There are few things I can’t live without, and besides boobs, and the NFL (Raiders), coffee is definitely one of them. My favorite place to go is Starbucks, like most of America. I’m not one of those self-righteous douche bags that run around propagating hatred towards Starbucks, because they are a corporate giant. Starbucks is a giant because they are the best, that’s why I go there. I do, however, have a problem with them, let me explain.
Every time I pull up to a Starbucks I have to make a difficult decision. Do I want to go in, or do I want to go through drive-thru? Most of the time the decision is made for me, either the drive-thru line is ridiculously long, or I’m meeting someone there, so I’m forced to go inside.

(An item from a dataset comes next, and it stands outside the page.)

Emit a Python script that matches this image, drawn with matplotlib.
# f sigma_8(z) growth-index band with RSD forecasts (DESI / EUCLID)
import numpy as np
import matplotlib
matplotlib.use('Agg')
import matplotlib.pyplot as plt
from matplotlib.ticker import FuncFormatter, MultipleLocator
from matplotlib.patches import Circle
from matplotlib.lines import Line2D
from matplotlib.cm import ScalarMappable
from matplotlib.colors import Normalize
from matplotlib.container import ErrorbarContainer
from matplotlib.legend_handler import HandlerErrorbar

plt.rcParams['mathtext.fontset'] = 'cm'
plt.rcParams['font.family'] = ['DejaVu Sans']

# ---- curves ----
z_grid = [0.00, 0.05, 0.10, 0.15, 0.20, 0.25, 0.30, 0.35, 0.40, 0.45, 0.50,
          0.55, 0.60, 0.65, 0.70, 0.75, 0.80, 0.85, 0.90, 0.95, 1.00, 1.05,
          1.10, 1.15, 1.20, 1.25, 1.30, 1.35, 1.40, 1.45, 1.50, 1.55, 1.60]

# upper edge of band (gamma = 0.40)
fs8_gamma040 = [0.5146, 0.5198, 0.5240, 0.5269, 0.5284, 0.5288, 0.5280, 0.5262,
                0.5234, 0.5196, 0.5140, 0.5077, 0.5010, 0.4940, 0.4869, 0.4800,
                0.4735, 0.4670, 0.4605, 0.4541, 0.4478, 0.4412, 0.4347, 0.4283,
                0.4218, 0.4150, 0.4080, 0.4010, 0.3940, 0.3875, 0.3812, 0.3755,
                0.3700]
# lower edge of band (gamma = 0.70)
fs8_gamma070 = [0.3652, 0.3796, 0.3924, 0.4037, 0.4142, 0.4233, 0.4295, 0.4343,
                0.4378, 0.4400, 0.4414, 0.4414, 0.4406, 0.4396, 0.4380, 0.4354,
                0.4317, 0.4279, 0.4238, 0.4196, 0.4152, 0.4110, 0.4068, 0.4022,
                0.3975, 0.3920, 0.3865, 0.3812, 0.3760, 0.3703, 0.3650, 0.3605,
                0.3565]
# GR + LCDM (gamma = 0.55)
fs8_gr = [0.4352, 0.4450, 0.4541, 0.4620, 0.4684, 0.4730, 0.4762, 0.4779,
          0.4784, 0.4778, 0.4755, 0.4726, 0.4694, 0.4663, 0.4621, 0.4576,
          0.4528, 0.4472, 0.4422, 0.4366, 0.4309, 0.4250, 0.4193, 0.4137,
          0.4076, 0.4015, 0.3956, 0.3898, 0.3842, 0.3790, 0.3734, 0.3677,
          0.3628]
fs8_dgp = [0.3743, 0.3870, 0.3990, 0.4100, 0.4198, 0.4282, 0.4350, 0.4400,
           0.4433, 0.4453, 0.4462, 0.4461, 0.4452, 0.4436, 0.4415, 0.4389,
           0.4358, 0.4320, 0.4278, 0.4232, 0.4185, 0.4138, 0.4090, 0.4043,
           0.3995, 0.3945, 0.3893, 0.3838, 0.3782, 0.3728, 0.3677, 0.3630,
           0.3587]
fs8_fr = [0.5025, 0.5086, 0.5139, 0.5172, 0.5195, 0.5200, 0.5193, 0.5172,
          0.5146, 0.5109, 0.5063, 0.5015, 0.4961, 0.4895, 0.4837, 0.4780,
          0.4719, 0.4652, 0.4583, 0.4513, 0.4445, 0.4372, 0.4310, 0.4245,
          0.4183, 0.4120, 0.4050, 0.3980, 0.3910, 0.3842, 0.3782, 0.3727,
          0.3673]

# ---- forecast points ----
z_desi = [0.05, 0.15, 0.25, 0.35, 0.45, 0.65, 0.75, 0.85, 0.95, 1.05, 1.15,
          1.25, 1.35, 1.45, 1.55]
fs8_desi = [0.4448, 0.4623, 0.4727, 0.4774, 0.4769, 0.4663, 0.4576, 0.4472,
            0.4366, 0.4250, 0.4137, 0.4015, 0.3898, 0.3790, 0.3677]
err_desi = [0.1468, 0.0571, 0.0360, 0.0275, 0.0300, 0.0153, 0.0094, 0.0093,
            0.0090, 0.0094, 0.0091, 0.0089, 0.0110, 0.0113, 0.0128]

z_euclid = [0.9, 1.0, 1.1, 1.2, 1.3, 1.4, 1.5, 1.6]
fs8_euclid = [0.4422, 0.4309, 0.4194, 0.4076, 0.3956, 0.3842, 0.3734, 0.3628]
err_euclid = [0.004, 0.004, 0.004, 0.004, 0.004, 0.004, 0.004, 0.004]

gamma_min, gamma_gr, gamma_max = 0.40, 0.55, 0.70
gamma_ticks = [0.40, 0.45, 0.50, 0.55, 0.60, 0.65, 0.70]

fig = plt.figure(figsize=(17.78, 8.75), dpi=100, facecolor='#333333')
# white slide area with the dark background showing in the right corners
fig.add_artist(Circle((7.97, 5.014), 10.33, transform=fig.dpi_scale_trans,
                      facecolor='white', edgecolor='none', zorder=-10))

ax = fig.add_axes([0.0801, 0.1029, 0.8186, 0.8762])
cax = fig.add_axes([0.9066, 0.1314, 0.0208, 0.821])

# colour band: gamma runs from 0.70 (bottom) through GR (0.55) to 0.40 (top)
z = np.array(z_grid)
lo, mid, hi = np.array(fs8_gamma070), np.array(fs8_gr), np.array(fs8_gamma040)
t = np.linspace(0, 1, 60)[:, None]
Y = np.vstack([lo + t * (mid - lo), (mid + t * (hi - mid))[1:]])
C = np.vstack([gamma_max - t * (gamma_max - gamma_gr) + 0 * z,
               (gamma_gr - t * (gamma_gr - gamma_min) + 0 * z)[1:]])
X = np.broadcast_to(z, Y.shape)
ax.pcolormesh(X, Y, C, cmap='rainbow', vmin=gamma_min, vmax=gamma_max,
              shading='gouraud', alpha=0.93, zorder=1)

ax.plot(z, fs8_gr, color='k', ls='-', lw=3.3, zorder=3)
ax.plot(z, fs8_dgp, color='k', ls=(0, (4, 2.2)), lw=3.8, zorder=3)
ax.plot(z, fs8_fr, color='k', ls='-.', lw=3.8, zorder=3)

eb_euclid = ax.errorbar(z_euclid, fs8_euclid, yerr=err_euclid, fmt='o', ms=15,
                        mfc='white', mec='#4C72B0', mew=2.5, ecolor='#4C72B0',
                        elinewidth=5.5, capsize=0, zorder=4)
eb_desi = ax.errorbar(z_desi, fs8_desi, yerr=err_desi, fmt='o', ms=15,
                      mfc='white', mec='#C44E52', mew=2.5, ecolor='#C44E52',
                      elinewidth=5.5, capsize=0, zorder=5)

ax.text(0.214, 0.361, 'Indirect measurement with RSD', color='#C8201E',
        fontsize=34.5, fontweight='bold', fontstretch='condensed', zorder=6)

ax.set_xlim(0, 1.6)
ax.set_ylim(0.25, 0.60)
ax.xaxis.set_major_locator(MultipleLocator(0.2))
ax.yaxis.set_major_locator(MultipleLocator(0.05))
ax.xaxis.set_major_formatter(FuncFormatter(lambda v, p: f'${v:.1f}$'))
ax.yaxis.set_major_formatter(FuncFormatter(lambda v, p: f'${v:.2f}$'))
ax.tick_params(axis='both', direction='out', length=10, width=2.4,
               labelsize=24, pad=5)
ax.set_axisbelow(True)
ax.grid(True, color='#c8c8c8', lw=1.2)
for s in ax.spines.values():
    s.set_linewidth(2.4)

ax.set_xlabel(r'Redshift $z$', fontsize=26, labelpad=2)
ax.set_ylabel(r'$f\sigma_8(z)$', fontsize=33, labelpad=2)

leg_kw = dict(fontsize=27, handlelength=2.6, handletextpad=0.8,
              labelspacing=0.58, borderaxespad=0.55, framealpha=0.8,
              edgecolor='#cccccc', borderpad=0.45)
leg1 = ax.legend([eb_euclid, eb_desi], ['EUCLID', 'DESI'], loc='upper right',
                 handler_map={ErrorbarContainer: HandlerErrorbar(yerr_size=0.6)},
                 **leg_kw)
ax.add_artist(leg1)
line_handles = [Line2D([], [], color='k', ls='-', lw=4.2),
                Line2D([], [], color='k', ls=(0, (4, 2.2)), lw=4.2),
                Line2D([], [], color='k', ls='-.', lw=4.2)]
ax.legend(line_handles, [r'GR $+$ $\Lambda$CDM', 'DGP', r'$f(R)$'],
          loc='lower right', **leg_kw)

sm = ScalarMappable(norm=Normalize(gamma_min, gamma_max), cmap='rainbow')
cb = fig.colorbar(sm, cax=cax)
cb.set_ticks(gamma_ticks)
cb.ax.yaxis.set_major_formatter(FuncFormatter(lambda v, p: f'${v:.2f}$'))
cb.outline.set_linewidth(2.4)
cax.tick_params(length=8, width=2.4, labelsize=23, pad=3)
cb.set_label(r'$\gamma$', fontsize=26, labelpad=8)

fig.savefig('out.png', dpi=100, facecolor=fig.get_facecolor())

That is when the nightmare begins. Regardless of location, or the time of day, you’re likely to run into one, if not several annoying people.

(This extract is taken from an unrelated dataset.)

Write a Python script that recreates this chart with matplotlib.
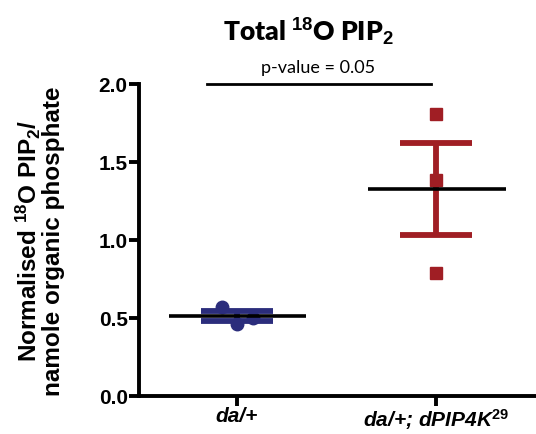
import numpy as np
import matplotlib
matplotlib.use("Agg")
import matplotlib.pyplot as plt

plt.rcParams['font.family'] = ['Liberation Sans', 'DejaVu Sans']
plt.rcParams['mathtext.fontset'] = 'custom'
plt.rcParams['mathtext.rm'] = 'Liberation Sans:bold'
plt.rcParams['mathtext.it'] = 'Liberation Sans:bold:italic'
plt.rcParams['mathtext.bf'] = 'Liberation Sans:bold'

groups = ['da/+', 'da/+; dPIP4K$^{\\mathit{29}}$']
da_vals = [0.57, 0.46, 0.50]
pip4k_vals = [1.81, 1.385, 0.79]
pvalue_text = 'p-value = 0.05'

colors = ['#2b2d7c', '#a01e24']
markers = ['o', 's']
jitter = [[-0.075, 0.0, 0.08], [0.0, 0.0, 0.0]]

fig = plt.figure(figsize=(5.36, 4.35), dpi=100)
ax = fig.add_axes([0.259, 0.0874, 0.741, 0.7172])

for i, vals in enumerate([da_vals, pip4k_vals]):
    v = np.array(vals)
    mean = v.mean()
    sem = v.std(ddof=1) / np.sqrt(len(v))
    xs = i + np.array(jitter[i])
    ax.plot(xs, v, linestyle='none', marker=markers[i], ms=9,
            color=colors[i], zorder=2)
    ax.errorbar(i, mean, yerr=sem, fmt='none', ecolor=colors[i],
                elinewidth=4.2, capsize=26, capthick=4.2, zorder=3)
    ax.hlines(mean, i - 0.34, i + 0.35, color='black', lw=2.6, zorder=4)

# significance bar
ax.plot([-0.15, 0.975], [2.0, 2.0], color='black', lw=2.0, clip_on=False)
ax.text(0.41, 2.06, pvalue_text, ha='center', va='bottom',
        fontsize=13, family=['Lato', 'DejaVu Sans'])

ax.set_xlim(-0.49, 1.5)
ax.set_ylim(0, 2.0)
ax.set_yticks([0.0, 0.5, 1.0, 1.5, 2.0])
ax.set_yticklabels(['0.0', '0.5', '1.0', '1.5', '2.0'], fontsize=15,
                   fontweight='bold')
ax.set_xticks([0, 1])
ax.set_xticklabels(groups, fontsize=15, fontweight='bold', fontstyle='italic')

for s in ['top', 'right']:
    ax.spines[s].set_visible(False)
for s in ['left', 'bottom']:
    ax.spines[s].set_linewidth(2.8)
ax.tick_params(width=2.8, length=7, pad=1)
ax.tick_params(axis='x', pad=0)

ax.set_ylabel('Normalised $^{18}$O PIP$_{2}$/\nnamole organic phosphate',
              fontsize=17.5, fontweight='bold', labelpad=24, linespacing=0.95)

fig.text(0.575, 0.925, 'Total $^{18}$O PIP$_2$', ha='center', va='center',
         fontsize=19, fontweight='heavy', family=['Lato', 'DejaVu Sans'])

fig.savefig('out.png', dpi=100)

While you’re in line, you typically have to deal with someone’s shithead kids that are running circles around you, grabbing everything in sight, and running it back to their irresponsible parent, asking if they will buy it for them. You’ll see them poking their midget sausage fingers through all the plastic on the food, asking their dimwitted parent what it is, screaming while they chase each other around, who knows. All I know for certain is by the time I’m out of that line, I’m ready to fuck a kid up. No joke.
After surviving the line, then you have to walk over and wait for your drink… because it’s time to eagle-eye the creepy emo kid that hates trends, yet works as a Starbucks barista, to make sure his unkempt facial hair isn’t dipping into your latte. Seriously, why can’t they get the cute girl to make your drink? Why does it always have to be the dude that looks like a date rapist, and undoubtedly owns a van that resembles the Mystery Machine? Jesus Christ…

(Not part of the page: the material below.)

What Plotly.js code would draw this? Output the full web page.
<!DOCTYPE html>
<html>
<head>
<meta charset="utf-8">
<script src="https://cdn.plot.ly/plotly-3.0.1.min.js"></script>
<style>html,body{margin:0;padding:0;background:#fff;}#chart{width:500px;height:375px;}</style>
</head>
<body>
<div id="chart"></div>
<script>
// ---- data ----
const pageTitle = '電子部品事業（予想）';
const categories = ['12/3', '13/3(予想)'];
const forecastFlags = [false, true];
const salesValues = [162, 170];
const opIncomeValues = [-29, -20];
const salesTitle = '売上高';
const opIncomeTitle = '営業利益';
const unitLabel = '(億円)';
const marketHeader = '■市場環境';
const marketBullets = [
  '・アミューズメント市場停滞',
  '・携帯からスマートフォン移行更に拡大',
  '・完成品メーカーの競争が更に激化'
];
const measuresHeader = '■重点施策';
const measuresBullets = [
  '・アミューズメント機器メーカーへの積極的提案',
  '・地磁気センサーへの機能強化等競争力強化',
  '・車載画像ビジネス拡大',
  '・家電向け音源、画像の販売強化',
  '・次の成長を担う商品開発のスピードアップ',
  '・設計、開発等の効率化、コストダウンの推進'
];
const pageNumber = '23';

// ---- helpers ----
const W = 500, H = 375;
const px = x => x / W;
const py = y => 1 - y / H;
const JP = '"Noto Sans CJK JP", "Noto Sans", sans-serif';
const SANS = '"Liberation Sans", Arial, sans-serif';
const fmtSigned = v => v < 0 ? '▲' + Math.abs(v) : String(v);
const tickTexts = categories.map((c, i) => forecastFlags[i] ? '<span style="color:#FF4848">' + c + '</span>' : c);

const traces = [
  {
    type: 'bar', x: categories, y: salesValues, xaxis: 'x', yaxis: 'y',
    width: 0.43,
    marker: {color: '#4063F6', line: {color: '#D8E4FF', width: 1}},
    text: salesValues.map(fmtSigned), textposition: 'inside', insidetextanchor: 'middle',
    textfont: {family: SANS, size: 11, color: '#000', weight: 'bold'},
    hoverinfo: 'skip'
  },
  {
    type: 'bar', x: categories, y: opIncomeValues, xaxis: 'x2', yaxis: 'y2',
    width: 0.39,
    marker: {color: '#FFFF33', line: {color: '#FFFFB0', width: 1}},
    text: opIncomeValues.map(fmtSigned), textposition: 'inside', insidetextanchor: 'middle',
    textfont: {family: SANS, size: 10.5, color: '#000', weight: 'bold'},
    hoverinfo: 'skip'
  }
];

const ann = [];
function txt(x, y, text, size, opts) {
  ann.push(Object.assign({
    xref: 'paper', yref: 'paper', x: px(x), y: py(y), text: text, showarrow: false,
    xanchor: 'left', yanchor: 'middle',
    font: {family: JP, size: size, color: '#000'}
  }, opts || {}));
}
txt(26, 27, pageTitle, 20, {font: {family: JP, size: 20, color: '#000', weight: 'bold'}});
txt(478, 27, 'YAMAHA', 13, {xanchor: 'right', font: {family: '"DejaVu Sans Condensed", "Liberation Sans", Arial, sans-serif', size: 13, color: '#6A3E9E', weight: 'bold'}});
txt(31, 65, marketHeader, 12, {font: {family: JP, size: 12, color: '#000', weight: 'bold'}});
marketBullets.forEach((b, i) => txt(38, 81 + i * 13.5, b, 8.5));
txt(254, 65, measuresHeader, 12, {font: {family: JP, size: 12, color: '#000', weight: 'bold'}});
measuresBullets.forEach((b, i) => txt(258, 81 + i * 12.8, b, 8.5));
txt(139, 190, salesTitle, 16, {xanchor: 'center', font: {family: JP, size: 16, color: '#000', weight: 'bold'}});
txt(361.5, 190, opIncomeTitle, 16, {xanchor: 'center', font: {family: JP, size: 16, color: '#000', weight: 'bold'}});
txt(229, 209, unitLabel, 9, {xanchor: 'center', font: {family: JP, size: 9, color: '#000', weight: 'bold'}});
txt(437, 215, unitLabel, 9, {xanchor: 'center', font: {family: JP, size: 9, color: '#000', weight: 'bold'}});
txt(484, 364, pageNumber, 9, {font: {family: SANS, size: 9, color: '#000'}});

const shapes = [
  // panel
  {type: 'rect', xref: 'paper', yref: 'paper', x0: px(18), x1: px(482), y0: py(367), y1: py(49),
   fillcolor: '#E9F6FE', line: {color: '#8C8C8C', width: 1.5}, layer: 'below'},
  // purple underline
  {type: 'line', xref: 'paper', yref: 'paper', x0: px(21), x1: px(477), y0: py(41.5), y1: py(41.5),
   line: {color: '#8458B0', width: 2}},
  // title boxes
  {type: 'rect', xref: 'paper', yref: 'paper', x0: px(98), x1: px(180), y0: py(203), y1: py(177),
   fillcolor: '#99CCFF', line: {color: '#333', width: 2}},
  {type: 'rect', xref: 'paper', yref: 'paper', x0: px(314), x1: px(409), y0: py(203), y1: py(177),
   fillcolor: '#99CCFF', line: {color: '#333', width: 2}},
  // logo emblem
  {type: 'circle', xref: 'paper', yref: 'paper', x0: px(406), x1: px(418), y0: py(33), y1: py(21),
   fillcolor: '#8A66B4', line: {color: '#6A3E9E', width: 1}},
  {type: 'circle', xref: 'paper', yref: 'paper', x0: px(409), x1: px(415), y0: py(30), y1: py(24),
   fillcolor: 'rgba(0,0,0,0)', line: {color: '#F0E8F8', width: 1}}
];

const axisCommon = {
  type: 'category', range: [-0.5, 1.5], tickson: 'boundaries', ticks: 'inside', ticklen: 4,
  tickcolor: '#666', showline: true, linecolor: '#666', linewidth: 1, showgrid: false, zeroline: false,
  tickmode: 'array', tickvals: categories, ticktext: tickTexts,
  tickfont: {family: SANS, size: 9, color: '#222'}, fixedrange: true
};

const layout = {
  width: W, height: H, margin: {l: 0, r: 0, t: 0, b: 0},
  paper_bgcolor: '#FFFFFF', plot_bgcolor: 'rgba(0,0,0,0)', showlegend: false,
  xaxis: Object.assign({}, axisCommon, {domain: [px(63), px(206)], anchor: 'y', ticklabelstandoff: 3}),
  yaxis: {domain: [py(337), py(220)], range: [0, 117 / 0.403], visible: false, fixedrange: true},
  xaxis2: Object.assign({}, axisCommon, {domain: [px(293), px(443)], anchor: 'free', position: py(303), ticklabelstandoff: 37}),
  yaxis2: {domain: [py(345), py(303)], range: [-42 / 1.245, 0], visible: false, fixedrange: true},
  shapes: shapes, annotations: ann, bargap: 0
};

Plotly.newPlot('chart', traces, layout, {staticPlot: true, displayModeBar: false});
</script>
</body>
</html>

Next comes the REALLY hard part… where do you want to sit? You have several choices here, as you can sit by any of the following:
– The annoyingly loud study group that has taken over an entire section of the store, that now has to speak at the top of their lungs to hear one another. – The group of snooty soccer moms that are meeting up for their daily latte, and gossip session. – The awkward male and female that are obviously on their first ‘date,’ that thought it would be more casual if they just met for coffee. – The dude by the window with an expensive MacBook who wants to look employed, but is really just listening in to your conversation. – The high school kids that are screaming at the top of their lungs, so that they are heard over everyone else in the store. – The college bimbo that thinks it’s socially acceptable to walk out in public wearing her white trash PJs, just because she saw Britney Spears do it.
It’s literally a who’s-who of annoying, but I deal with it, because I do love me some Starbucks! In the spring/summer it’s a lot more tolerable because I can actually sit out in the sun and people watch. Maybe I’m just a tad bitter now since I’ve been cooped up inside with the rest of the crazies all fall/winter. Who knows, I’m just a thug, through-n-through.